Details said:
They already do this - you get your fingerprints taken when arrested, and they're in the system even if you don't get convicted. I don't see this as any different. Sure, they can maybe find out if you will get diabetes in the future, someday, but that doesn't seem like much of a privacy invasion, and it seems easy enough to mandate that the info is only searchable by police.
The funny thing about slippery slopes is that they aren't really slippery. Every time, we go as far down them as we want - and no further. Sometimes they seem slippery because once we move that direction, the decision is made that this is the right direction (for example, racists thought letting 'them' integrate into schools was part of a slippery slope where their daughter might date a black guy - and they were right - but not because the slope was slippery, but because the majority grew to believe that we were doing the right thing). When people don't like where the slope goes, we stop - another slippery slope argument I heard growing up was that the 55 mile speed limit was part of a slippery slope to slow us down to 45, 35, 25, and finally take our cars away, all in the name of fuel economy and saving lives. Never happened. We tried it, didn't like it, it was revoked.

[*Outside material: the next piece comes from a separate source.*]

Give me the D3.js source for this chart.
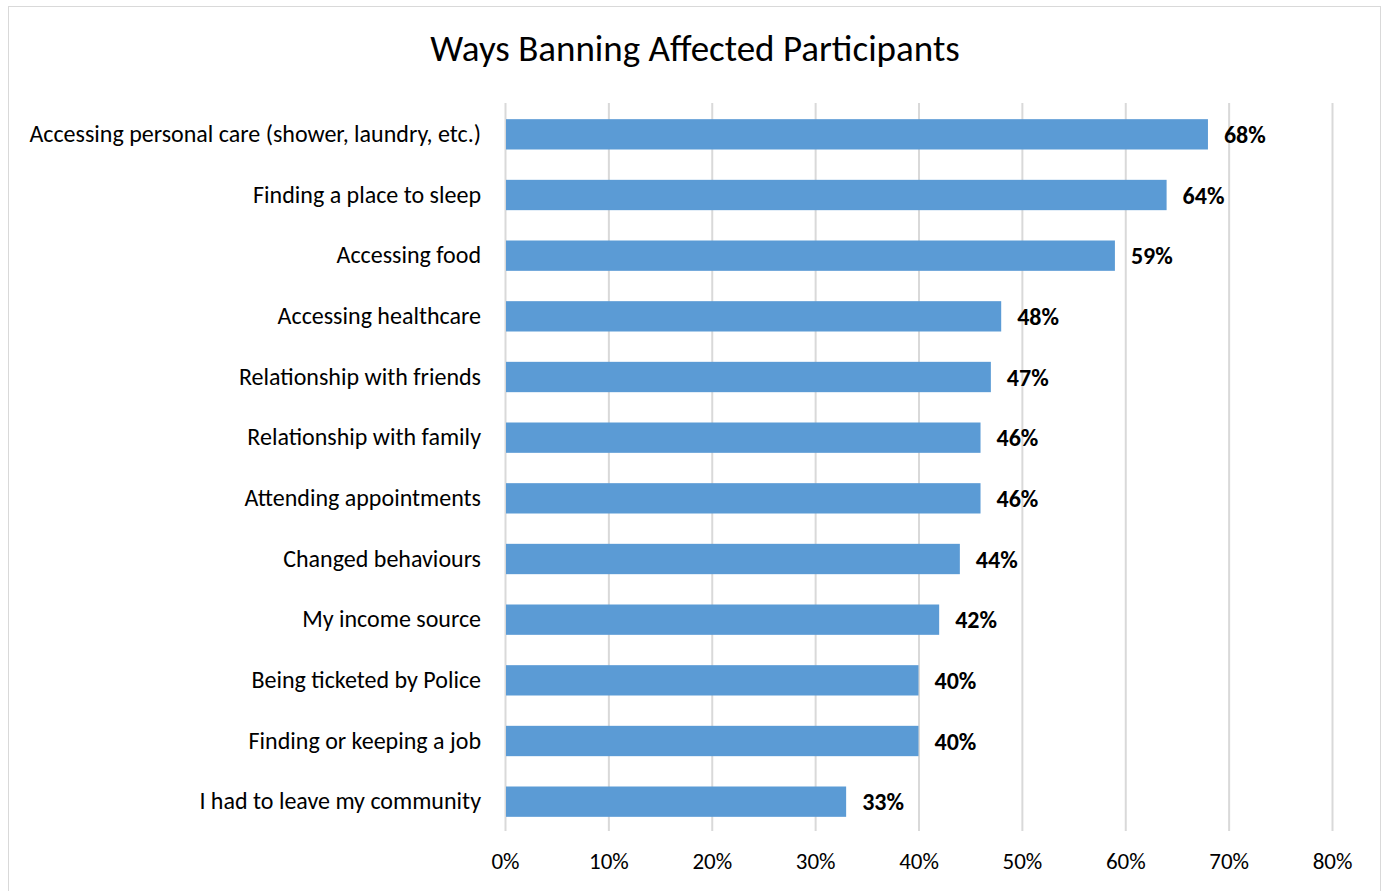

Ah, but so many times it DOES happen. Just off the top of my head- I could come up with lots more, if I thought about it longer...
Social Security numbers- when they were first issued, people were afraid of the privacy violation. They were assured that only the government would have access for social security purposes only. Where are we today? It's such a common identifier that everyone and there brother has access to it. Lots of privacy issues there. Even the IRS wants to be able to sell your financial information!
Seat belts- this applies to my state (Michigan) only, because I don't much follow the seat belt laws in other states.
First, it was let's make a law saying you have to wear your seat belt. But you can't get pulled over for wearing it, it has to be a secondary offense. We were assured that it wouldn't go further than that. Now, of course, it has. You can get pulled over and ticketed for not having it on.
Let's look at Texas- Drinking and driving is bad, right? Agreed.
Now they are going into bars and arresting people for being drunk- in case they make a bad decision!
Having an individual's DNA is just to tempting, in my opinion. So we mandate that only law officers have access. Why? For a good reason. To combat crime. Yet, think of how much crime they could fight if they had the right to enter anyone's home at any time and look through their personal property. Thankfully, the Constitution doesn't allow that.
So what happens when the insurance lobby convinces law makers that they have a good reason, too? To determine how to best insure everyone, they should have access to that information.
What about employers? They shouldn't have to hire someone who has the probability of turning out to have a major disease, should they?
I think there is a reason that old sayings are still around, and that's because there is a nugget of truth in so many of them. The one that comes to mind right now is "Give 'em an inch, they'll take a mile."